* [Directive]
Give only the number of lines in these records that contain the word "this".
===== Dataset rows =====
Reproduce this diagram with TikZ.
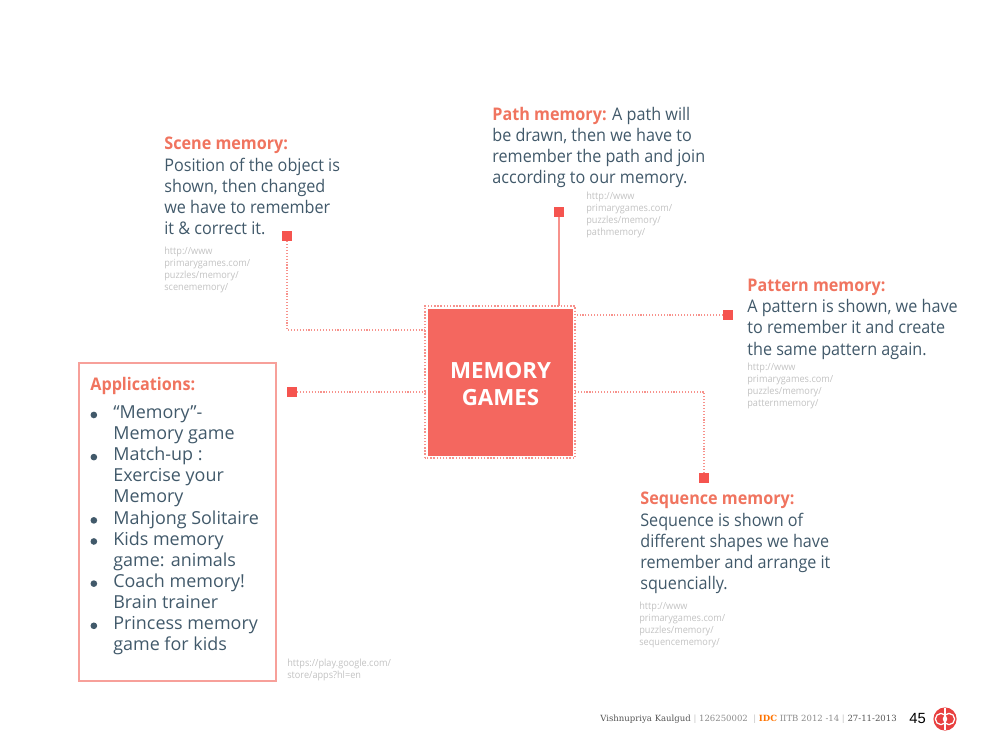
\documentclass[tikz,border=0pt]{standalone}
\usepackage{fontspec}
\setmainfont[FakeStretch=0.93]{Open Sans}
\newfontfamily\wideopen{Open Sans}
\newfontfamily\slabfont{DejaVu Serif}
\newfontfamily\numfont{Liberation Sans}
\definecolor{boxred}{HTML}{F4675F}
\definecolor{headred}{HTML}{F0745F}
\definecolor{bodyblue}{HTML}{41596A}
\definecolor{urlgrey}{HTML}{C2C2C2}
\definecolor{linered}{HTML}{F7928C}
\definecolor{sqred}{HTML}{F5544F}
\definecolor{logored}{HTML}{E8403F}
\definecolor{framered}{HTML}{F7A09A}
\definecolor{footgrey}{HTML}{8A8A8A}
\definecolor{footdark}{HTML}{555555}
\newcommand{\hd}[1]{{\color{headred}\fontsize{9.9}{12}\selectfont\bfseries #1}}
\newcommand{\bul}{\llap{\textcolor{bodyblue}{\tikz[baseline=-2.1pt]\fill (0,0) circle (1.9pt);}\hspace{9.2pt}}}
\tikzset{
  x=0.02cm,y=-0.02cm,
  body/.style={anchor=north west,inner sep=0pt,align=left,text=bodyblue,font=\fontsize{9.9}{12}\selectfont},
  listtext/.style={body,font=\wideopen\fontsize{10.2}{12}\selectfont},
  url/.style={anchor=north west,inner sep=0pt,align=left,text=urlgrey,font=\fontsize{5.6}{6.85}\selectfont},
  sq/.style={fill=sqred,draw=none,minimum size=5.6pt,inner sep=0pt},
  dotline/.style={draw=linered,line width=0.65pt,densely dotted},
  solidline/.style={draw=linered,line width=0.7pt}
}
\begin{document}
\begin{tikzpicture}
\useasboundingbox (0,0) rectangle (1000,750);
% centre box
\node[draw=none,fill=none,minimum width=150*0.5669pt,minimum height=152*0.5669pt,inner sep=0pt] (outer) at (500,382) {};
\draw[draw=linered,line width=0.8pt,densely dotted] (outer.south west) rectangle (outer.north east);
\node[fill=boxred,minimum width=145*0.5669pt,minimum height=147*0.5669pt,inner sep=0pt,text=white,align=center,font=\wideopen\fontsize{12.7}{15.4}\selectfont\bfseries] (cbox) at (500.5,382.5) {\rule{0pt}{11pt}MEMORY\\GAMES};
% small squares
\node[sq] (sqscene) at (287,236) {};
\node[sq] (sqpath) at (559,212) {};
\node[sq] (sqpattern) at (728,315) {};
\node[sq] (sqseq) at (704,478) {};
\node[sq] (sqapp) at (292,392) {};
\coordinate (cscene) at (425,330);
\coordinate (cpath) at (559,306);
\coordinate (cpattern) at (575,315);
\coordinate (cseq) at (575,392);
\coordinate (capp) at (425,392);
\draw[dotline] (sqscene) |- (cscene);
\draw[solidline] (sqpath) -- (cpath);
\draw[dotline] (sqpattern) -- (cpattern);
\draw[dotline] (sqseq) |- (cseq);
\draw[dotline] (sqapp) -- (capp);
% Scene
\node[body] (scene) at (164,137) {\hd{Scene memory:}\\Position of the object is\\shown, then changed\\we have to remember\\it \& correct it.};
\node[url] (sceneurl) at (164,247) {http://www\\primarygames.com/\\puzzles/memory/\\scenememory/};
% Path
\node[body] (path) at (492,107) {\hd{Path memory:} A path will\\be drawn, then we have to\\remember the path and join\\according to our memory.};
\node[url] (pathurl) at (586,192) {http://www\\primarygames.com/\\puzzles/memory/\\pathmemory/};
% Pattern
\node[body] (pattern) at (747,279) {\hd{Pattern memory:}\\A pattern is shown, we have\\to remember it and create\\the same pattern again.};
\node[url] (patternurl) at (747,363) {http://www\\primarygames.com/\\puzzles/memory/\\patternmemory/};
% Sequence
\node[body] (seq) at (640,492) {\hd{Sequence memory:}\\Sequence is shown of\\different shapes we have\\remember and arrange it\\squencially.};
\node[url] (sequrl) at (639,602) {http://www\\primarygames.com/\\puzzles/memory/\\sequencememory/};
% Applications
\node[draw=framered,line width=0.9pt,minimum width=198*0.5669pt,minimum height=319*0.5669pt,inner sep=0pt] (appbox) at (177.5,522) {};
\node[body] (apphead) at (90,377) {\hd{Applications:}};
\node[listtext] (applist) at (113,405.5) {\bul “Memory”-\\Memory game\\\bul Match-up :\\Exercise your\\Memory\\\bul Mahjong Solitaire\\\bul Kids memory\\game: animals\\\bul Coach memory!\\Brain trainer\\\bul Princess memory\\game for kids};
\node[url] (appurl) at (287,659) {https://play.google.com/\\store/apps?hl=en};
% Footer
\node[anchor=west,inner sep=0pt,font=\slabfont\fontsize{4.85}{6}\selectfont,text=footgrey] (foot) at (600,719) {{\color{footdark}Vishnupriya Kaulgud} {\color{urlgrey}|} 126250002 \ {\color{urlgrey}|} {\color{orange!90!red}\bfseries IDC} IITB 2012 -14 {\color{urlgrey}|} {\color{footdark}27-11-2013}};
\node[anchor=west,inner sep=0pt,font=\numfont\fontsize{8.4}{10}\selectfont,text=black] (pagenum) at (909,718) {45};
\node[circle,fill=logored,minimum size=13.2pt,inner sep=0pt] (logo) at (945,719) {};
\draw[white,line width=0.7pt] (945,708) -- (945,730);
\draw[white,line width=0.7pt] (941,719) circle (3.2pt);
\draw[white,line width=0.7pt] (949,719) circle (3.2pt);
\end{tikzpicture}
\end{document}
=====
===== Dataset rows =====
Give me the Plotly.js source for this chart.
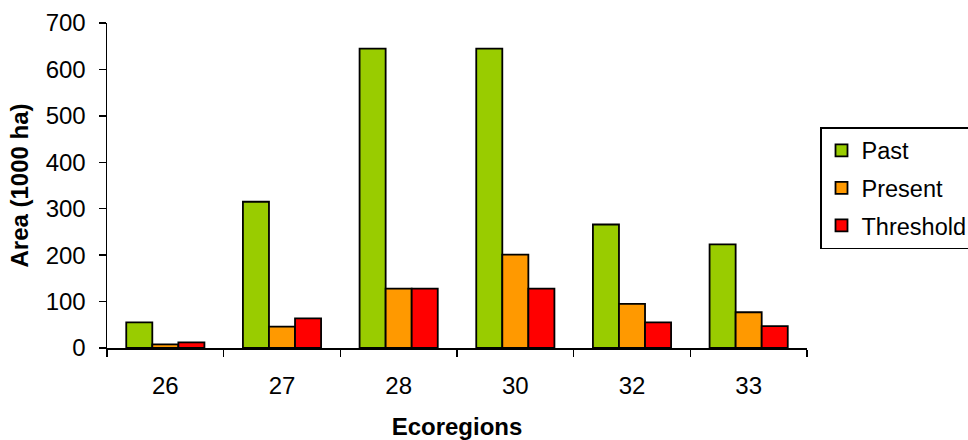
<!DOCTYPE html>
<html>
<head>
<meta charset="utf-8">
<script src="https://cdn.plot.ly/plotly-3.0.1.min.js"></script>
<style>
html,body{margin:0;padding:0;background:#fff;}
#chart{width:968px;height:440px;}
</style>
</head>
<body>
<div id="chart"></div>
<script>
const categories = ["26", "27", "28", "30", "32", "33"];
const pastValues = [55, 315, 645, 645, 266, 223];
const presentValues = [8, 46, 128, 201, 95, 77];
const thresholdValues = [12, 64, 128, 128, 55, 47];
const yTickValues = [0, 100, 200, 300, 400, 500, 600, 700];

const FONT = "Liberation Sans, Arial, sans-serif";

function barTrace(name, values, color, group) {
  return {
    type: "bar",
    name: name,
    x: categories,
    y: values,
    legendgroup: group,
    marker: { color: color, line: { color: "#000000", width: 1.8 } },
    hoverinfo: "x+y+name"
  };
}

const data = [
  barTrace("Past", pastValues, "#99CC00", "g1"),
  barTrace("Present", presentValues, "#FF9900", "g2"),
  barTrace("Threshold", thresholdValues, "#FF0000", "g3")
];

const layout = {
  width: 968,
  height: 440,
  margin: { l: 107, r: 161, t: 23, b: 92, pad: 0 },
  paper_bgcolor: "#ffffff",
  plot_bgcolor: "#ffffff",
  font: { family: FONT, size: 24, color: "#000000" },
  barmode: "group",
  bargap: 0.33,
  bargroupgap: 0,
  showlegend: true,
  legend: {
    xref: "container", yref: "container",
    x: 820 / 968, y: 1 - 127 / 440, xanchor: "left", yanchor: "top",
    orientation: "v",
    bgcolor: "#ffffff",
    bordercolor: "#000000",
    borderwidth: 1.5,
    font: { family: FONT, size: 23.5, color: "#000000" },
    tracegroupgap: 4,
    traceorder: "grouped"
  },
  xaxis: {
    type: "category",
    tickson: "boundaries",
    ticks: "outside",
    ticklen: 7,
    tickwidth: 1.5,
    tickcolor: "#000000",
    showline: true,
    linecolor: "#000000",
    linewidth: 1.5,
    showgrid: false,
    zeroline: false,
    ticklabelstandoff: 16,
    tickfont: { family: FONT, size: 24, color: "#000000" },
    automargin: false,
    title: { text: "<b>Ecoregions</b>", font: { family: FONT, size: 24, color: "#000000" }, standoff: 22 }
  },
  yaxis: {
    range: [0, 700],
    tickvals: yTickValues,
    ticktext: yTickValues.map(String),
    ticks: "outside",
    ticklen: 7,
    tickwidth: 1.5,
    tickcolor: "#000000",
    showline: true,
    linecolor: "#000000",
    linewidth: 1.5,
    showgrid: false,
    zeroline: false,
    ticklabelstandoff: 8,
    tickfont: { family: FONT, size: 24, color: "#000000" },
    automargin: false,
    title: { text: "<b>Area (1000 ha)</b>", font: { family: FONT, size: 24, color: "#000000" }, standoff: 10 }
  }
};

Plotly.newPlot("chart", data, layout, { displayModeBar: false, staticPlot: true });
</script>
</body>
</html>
=====
===== Dataset rows =====
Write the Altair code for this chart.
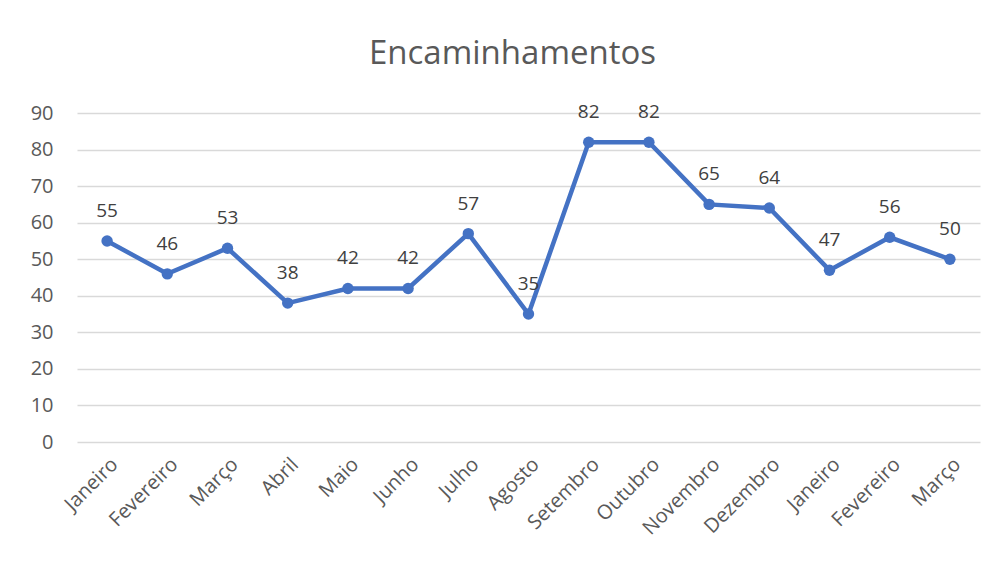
=====
* [Reply to the exercise]
3